Comparing Diffusion Coefficients from Particle and Guiding Centre Approaches

Project Description:

Understanding the diffusion of charged particles perpendicular to a background magnetic field due to turbulence is crucial to model the modulation of cosmic rays in the heliosphere realistically. While most theories calculate the perpendicular diffusion coefficient from the guiding centre (GC) position of the particle (the imaginary point about which the particle gyrates), most simulation codes calculate it from the particle position. Qin & Shalchi (2016, ApJ, 823, 23) found excellent agreement between the two approaches from simulations for a limited set of parameters. However, analytical considerations suggest that this might be only valid under certain conditions. This work will revisit their findings using a simulation code developed recently in our group (see Els & Engelbrecht, 2024, ApJ, 969, 51) and extend the verification over a more extensive range of particle energies and turbulence levels. It will also explore how the definition of the GC position relative to the total (background + turbulent) magnetic field, rather than the background field alone, affects the computed diffusion coefficients. The student will use an existing C code that can generate synthetic magnetic turbulence from a given turbulence spectrum and integrate the equations of motion for charged particles moving in such turbulent fields.

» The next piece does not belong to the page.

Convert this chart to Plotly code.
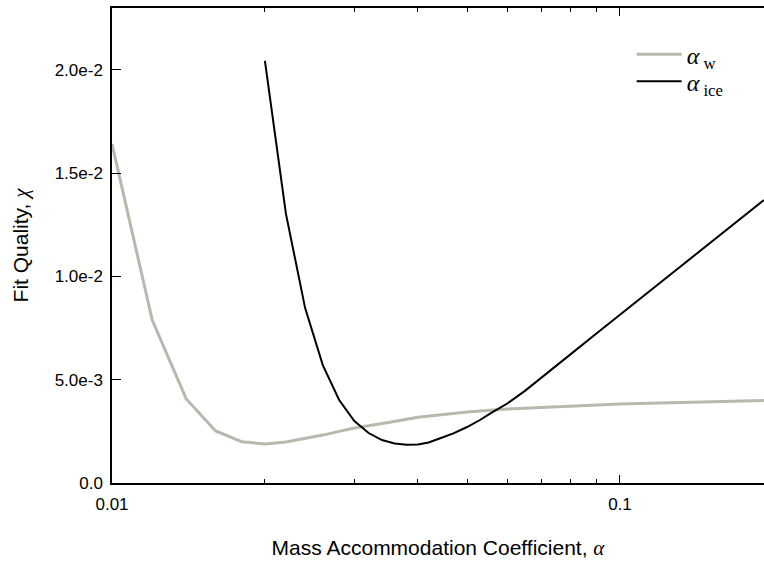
import plotly.graph_objects as go

# Mass accommodation coefficient values and fit quality
alpha_w_x = [0.010, 0.012, 0.014, 0.016, 0.018, 0.020, 0.022, 0.024, 0.026, 0.028,
             0.030, 0.035, 0.040, 0.050, 0.060, 0.070, 0.080, 0.100, 0.120, 0.150, 0.192]
alpha_w_y = [0.01642, 0.00789, 0.00407, 0.00252, 0.00200, 0.00189, 0.00199, 0.00215,
             0.00232, 0.00250, 0.00266, 0.00293, 0.00318, 0.00344, 0.00358, 0.00366,
             0.00373, 0.00383, 0.00387, 0.00393, 0.00399]

alpha_ice_x = [0.020, 0.022, 0.024, 0.026, 0.028, 0.030, 0.032, 0.034, 0.036, 0.038,
               0.040, 0.042, 0.044, 0.047, 0.050, 0.053, 0.056, 0.060, 0.065, 0.070,
               0.080, 0.090, 0.100, 0.110, 0.120, 0.130, 0.140, 0.150, 0.170, 0.192]
alpha_ice_y = [0.02044, 0.01303, 0.00847, 0.00571, 0.00402, 0.00300, 0.00242, 0.00208,
               0.00191, 0.00185, 0.00186, 0.00196, 0.00214, 0.00240, 0.00271, 0.00305,
               0.00342, 0.00385, 0.00446, 0.00508, 0.00624, 0.00725, 0.00815, 0.00896,
               0.00970, 0.01038, 0.01101, 0.01160, 0.01267, 0.01370]

y_tickvals = [0.0, 0.005, 0.010, 0.015, 0.020]
y_ticktext = ["0.0", "5.0e-3", "1.0e-2", "1.5e-2", "2.0e-2"]
x_tickvals = [0.01, 0.1]
x_ticktext = ["0.01", "0.1"]
x_minor = [0.02, 0.03, 0.04, 0.05, 0.06, 0.07, 0.08, 0.09]

SERIF = "Liberation Serif"

fig = go.Figure()
fig.add_trace(go.Scatter(
    x=alpha_w_x, y=alpha_w_y, mode="lines",
    name="<i>α</i><sub> w</sub>", legend="legend",
    line=dict(color="rgb(184,184,172)", width=3),
))
fig.add_trace(go.Scatter(
    x=alpha_ice_x, y=alpha_ice_y, mode="lines",
    name="<i>α</i><sub> ice</sub>", legend="legend2",
    line=dict(color="black", width=2),
))

legend_style = dict(
    xanchor="left", yanchor="middle",
    bgcolor="rgba(0,0,0,0)",
    font=dict(family=SERIF, size=24, color="black"),
    itemwidth=45,
)

fig.update_layout(
    width=764, height=563,
    margin=dict(l=112, r=0, t=8, b=80),
    paper_bgcolor="white", plot_bgcolor="white",
    font=dict(family="Liberation Sans, Arial", size=16, color="black"),
    showlegend=True,
    legend=dict(x=0.797, y=0.902, **legend_style),
    legend2=dict(x=0.797, y=0.845, **legend_style),
    xaxis=dict(
        type="log", range=[-2, -0.7165], automargin=False,
        tickvals=x_tickvals, ticktext=x_ticktext,
        ticks="inside", ticklen=8, tickwidth=1, tickcolor="black",
        minor=dict(tickvals=x_minor, ticks="inside", ticklen=4, tickwidth=1, tickcolor="black"),
        showline=True, linecolor="black", linewidth=1.5, mirror="ticks",
        showgrid=False, zeroline=False,
        tickfont=dict(size=17),
        ticklabelstandoff=5,
        title=dict(text=f"Mass Accommodation Coefficient, <span style='font-family:{SERIF}'><i>α</i></span>",
                   font=dict(size=21), standoff=27),
    ),
    yaxis=dict(
        range=[0, 0.023], automargin=False,
        tickvals=y_tickvals, ticktext=y_ticktext,
        ticks="inside", ticklen=9, tickwidth=1, tickcolor="black",
        showline=True, linecolor="black", linewidth=1.5, mirror=False,
        showgrid=False, zeroline=False,
        tickfont=dict(size=17),
        ticklabelstandoff=4,
        title=dict(text=f"Fit Quality, <span style='font-family:{SERIF}'><i>χ</i></span>",
                   font=dict(size=21), standoff=20),
    ),
)

fig.write_html(
    "out.html",
    config={"displayModeBar": False},
    post_script="document.body.style.margin='0';document.body.style.overflow='hidden';",
)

The first task is to modify the code to calculate the GC position with respect to both the background and total magnetic field, enabling the calculation of perpendicular diffusion coefficients from both the particle and GC position. The second task is to run simulations for several different particle energies, turbulence strengths, and (time permitting) turbulence geometries (such as pure slab turbulence, pure 2D turbulence, and composite turbulence with some ratio of slab to 2D turbulence). The third task is to plot and compare the resulting diffusion coefficients to determine whether the different approaches agree across the parameter range.

Research Area:

Space Physics

Project Level:

Honours

This Project Is Offered At The Following Node(s):

(NWU)

Special Requirements:

This project offers a hands-on introduction to computational plasma physics and cosmic ray transport theory, making it an excellent choice for students interested in pursuing postgraduate studies in computational heliospheric physics or astrophysics. The student will deepen their theoretical understanding of charged particle propagation in turbulent magnetic fields, GC theory, and spatial diffusion processes in plasmas. They will also learn how to calculate diffusion coefficients from simulations to interpret the statistical properties of particle transport, while gaining practical experience in modifying scientific code and visualising results. While prior exposure to turbulence theory is not required, this project is best suited to a student with an aptitude for theoretical and computational work. Proficiency in Python is essential for data analysis and visualisation, and a working knowledge of (or willingness to learn) C is vital for code modification. The simulation code will be provided, and computations can be run on a standard office PC.